With increase in number of small rockets being built by private companies, US military seems more and more interested in investing in space startups. Last month, Richard Branson, founder of Virgin Group, met with Air Force leadership for discussing capabilities of Virgin Orbit, the small rocket builder of Branson. Secretary Heather Wilson, top civilian of Air Force, and Branson met on January 17. Branson also met acquisition head of Air Force, Dr. Will Roper, who expressed his excitement about the launch. Each small rocket launch is priced between $3m-$10m and provides direct methods of sending into orbit inexpensive payloads. It also saves customers a lot of time getting to orbits. As companies hope to sell satellites to commercial providers, space industry serves as a ‘ripe area’ for Air Force.
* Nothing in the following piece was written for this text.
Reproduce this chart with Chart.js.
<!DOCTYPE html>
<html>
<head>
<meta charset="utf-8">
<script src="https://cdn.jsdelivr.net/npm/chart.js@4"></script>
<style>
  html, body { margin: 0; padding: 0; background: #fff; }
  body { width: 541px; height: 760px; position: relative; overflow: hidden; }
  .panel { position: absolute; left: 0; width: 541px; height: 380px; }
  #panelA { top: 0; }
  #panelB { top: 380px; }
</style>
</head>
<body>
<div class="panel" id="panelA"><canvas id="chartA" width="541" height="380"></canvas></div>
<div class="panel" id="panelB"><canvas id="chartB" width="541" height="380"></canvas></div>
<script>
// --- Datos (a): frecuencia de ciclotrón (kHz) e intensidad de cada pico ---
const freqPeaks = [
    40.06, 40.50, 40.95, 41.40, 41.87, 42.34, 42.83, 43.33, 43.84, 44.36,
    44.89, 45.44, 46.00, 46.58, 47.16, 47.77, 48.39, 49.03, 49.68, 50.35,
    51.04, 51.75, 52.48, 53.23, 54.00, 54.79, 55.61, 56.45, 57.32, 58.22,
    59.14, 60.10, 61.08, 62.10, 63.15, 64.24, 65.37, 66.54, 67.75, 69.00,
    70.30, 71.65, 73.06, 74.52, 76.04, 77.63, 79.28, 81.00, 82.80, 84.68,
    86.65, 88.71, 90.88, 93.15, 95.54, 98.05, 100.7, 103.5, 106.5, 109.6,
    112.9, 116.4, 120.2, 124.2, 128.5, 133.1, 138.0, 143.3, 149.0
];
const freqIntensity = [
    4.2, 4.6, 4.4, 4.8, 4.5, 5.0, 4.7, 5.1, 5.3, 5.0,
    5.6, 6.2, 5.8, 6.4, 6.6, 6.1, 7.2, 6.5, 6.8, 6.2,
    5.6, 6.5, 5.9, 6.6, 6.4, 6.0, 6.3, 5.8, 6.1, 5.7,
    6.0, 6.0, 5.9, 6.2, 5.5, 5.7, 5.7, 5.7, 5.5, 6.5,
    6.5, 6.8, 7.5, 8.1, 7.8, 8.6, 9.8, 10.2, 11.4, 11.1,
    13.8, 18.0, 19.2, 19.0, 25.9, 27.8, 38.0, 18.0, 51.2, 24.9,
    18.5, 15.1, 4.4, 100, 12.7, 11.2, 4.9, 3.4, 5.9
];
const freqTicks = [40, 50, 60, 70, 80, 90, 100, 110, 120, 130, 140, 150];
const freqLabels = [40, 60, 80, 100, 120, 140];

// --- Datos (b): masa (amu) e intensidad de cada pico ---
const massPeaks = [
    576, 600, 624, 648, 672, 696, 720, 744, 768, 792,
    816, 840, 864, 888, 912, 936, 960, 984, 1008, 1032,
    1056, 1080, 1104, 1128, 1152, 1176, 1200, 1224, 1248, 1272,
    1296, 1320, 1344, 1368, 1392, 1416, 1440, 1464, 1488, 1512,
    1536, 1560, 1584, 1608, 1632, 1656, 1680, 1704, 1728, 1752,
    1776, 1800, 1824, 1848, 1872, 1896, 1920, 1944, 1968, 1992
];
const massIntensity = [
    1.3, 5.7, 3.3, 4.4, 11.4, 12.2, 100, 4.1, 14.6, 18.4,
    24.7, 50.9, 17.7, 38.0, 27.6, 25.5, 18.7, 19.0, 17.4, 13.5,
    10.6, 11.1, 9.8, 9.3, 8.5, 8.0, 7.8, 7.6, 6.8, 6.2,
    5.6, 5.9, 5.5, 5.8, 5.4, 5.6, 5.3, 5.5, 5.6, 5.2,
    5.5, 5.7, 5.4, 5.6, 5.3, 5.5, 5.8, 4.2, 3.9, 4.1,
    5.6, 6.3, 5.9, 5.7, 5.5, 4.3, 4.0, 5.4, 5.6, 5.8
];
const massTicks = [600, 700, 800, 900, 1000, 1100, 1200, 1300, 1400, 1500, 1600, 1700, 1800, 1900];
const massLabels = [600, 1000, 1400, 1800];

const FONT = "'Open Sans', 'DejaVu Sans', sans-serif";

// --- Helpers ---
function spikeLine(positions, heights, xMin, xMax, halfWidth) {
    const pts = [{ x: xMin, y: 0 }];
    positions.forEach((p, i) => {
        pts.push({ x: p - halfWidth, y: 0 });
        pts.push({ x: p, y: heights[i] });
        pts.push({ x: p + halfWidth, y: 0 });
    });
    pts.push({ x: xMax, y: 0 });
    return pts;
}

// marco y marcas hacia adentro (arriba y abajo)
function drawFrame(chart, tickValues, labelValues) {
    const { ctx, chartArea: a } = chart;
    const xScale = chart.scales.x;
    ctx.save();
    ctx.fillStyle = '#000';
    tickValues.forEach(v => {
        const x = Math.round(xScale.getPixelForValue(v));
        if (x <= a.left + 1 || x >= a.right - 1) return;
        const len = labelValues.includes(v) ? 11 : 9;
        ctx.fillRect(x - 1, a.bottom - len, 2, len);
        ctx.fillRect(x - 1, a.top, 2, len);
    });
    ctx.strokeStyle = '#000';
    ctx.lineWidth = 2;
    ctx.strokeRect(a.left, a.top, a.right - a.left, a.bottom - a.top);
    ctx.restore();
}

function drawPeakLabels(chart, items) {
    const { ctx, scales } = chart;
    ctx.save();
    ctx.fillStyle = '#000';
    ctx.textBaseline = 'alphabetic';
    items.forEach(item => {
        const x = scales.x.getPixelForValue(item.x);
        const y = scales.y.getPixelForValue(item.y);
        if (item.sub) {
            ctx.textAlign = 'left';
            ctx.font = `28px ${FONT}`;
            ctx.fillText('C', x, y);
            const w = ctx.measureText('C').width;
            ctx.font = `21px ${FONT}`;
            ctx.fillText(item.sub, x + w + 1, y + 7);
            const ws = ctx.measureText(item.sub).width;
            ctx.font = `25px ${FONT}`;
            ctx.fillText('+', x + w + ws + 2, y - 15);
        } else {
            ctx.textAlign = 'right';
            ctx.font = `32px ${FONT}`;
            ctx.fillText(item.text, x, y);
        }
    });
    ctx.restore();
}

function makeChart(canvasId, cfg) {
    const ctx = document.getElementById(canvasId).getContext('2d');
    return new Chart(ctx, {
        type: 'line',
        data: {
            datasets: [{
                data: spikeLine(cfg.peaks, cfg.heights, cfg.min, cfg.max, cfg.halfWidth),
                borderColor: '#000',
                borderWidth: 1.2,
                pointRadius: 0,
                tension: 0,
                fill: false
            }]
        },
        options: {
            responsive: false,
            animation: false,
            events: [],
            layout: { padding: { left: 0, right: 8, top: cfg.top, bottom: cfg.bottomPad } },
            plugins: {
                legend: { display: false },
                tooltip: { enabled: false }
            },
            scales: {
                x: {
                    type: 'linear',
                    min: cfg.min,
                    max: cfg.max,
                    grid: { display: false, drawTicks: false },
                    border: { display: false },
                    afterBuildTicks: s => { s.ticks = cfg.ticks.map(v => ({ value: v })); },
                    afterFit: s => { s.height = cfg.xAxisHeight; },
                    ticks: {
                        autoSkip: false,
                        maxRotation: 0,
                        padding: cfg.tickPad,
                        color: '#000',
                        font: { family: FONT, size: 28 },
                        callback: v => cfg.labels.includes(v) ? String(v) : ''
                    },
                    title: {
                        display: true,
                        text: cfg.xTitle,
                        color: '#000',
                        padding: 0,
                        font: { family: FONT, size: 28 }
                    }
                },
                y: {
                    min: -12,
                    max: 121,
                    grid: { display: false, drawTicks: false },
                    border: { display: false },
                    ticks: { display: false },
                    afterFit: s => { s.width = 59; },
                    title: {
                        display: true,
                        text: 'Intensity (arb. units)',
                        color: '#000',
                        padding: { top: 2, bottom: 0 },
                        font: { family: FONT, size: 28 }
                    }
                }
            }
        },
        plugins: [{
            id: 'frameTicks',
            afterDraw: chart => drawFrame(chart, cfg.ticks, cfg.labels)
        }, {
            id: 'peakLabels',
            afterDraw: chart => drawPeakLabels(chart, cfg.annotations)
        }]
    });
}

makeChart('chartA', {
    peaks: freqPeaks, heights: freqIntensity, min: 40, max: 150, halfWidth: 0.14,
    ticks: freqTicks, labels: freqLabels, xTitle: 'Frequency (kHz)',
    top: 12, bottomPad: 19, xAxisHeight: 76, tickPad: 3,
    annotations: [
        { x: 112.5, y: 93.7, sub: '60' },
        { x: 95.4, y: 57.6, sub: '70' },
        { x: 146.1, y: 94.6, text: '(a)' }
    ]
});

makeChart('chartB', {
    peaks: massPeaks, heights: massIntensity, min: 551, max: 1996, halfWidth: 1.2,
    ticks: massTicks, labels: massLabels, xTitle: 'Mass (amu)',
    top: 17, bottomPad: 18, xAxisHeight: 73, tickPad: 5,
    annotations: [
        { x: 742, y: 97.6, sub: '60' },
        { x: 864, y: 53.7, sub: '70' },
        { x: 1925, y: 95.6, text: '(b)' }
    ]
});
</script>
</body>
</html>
Roper plans on approaching this in the same way as business developers or venture capital firms would for better understanding of requirements of private space firms.
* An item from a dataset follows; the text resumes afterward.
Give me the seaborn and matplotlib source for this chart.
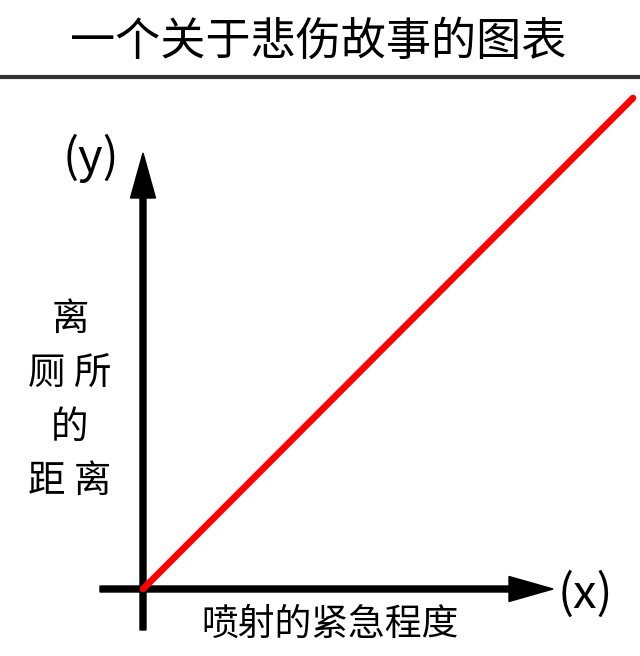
import numpy as np
import matplotlib
matplotlib.use("Agg")
import matplotlib.pyplot as plt
import seaborn as sns
import pandas as pd

# 数据：一条从原点到右上角的直线
urgency = [0.0, 1.0]
distance = [0.0, 1.0]

title_text = "一个关于悲伤故事的图表"
x_label = "喷射的紧急程度"
y_label = "离\n厕 所\n的\n距 离"

sns.set_theme(style="white")
plt.rcParams['font.family'] = ['Noto Sans CJK SC', 'DejaVu Sans']

W, H = 640, 656
fig = plt.figure(figsize=(W / 100, H / 100), dpi=100)
fig.patch.set_facecolor("white")

# 坐标原点和右上角（像素）
x0, y0 = 143, 589
x1, y1 = 633, 98
ax = fig.add_axes([x0 / W, (H - y0) / H, (x1 - x0) / W, (y0 - y1) / H])
ax.set_xlim(0, 1)
ax.set_ylim(0, 1)
ax.axis("off")

df = pd.DataFrame({"x": urgency, "y": distance})
sns.lineplot(data=df, x="x", y="y", ax=ax, color="#ff0000", linewidth=4.8,
             solid_capstyle="round", clip_on=False)

aw = x1 - x0
ah = y0 - y1
# x 轴箭头
ax.arrow((100 - x0) / aw, 0, (553 - 100) / aw, 0, transform=ax.transAxes,
         width=6 / ah, head_width=25 / ah, head_length=44 / aw,
         length_includes_head=True, color="black", clip_on=False)
# y 轴箭头
ax.arrow(0, (y0 - 630) / ah, 0, (630 - 153) / ah, transform=ax.transAxes,
         width=6 / aw, head_width=25 / aw, head_length=45 / ah,
         length_includes_head=True, color="black", clip_on=False)

def px(x, y):
    return x / W, 1 - y / H

fig.text(*px(318, 42), title_text, fontsize=32.5, ha="center", va="center", color="black")
fig.add_artist(plt.Line2D([0, 1], [1 - 77 / H, 1 - 77 / H], color="#333333", linewidth=3))

fig.text(*px(91, 158), "(y)", fontsize=34, ha="center", va="center", color="black")
fig.text(*px(585, 595), "(x)", fontsize=34, ha="center", va="center", color="black")

fig.text(*px(330, 624), x_label, fontsize=26.5, ha="center", va="center", color="black")
fig.text(*px(70, 400), y_label, fontsize=27, ha="center", va="center",
         color="black", linespacing=1.5)

fig.savefig("out.png", dpi=100, facecolor="white")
More and more private space companies like Virgin Orbit are planning on seizing upon the market of small rockets. The company is presently involved deeply into testing of its LauncherOne rocket. The company is looking to launch it from ‘Cosmic Girl’, a modified Boeing 747 jet. The horizontal method is expected to give Virgin Orbit greater flexibility for where and when the firm launches its rockets, as compared to the more common and conventional vertical launch approach.
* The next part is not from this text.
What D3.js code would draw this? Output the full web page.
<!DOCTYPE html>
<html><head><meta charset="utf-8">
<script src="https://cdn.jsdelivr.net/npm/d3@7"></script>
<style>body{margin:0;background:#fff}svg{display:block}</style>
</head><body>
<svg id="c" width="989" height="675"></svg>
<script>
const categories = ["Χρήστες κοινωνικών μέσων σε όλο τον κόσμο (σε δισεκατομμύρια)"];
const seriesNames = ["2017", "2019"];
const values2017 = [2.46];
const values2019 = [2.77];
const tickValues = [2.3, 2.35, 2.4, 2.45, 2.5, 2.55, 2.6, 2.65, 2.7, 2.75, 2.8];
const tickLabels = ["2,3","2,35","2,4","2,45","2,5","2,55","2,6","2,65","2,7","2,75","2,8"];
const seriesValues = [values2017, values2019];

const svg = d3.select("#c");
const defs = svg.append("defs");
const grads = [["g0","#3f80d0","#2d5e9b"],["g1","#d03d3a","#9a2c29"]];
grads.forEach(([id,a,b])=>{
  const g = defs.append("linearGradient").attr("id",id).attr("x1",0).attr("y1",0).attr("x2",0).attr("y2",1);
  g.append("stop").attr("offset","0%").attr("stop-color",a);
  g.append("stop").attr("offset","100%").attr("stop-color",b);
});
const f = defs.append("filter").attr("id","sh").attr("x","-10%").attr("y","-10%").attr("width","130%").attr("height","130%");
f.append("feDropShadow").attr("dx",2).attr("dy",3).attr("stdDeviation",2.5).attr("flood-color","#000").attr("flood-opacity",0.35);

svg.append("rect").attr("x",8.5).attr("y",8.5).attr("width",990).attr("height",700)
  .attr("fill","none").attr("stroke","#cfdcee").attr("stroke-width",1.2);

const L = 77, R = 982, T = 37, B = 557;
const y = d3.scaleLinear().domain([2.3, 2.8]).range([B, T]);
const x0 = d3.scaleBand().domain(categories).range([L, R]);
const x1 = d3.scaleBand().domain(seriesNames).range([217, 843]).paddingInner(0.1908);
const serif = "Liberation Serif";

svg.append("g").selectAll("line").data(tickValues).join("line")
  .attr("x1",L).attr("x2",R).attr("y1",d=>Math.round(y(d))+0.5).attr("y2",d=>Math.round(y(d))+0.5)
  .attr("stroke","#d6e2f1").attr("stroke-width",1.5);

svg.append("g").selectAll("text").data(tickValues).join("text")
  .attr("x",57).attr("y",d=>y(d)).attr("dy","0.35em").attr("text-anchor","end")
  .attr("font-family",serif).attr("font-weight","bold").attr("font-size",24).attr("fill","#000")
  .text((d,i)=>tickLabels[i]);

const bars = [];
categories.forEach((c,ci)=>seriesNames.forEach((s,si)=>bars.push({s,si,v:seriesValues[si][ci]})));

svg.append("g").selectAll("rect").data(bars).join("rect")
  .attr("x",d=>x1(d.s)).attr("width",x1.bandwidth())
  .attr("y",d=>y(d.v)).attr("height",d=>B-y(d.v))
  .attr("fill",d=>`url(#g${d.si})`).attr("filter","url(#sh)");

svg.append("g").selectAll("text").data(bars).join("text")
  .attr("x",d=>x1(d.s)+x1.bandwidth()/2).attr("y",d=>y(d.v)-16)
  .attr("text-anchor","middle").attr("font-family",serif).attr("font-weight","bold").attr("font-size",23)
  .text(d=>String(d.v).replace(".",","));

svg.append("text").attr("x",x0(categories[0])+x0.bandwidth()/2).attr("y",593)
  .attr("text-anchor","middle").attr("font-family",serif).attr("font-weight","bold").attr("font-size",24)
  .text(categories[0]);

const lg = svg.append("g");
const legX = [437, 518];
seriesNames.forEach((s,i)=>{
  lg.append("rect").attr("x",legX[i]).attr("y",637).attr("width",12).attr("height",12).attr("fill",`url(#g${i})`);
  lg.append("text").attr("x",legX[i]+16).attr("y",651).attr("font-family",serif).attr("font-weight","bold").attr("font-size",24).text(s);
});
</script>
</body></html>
Rocket Lab is another company that is being watched by the Air Force, said Roper, as they are ‘pushing small launch’. They have already launched into orbit 3 of its Electron rockets during the previous year which included a NASA mission in the month of December. This year, the company plans on launching 16 missions which includes a dedicated satellite for DARPA (Defense Advanced Research Projects Agency) during late-February.